Graphframes Pyspark route compaction

36 views Asked by At

In pyspark given a directed graph structure represented by a nodes and edges dataframes how can i compact routes. Given certain nodes that can be sources and certain nodes that can be a route destination I want to apply route compaction so that if there is a route with multiple hops/edges I will have just one hop/edge between the source and destination nodes in the path. For example, given a->b->c->d The generated graph (compacted edges) will include just the edge between a->d

Graphframes provides Motif find, but It will require multiple runs with different depths, and the. Connecting the found sources to destinations found, which is not efficient at all. What other options are there?
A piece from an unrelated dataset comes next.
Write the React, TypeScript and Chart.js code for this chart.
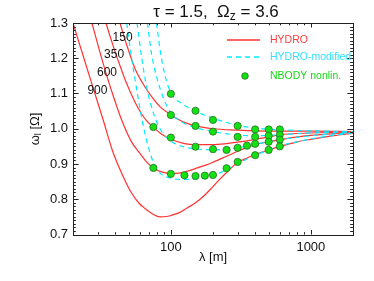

I know that in Neo4j it is possible with route projection.

1

There are 1 answers

0
user238607 On

You can possibly use

networkx's Edmond's algorithm to find minimum spanning arborescence rooted at a particular root in a given directed graph.

https://networkx.org/documentation/stable/reference/algorithms/generated/networkx.algorithms.tree.branchings.Edmonds.html

In graph theory, an arborescence is a directed graph having a distinguished vertex u (called the root) such that, for any other vertex v, there is exactly one directed path from u to v.

In graph theory, Edmonds' algorithm or Chu–Liu/Edmonds' algorithm is an algorithm for finding a spanning arborescence of minimum weight (sometimes called an optimum branching). It is the directed analog of the minimum spanning tree problem.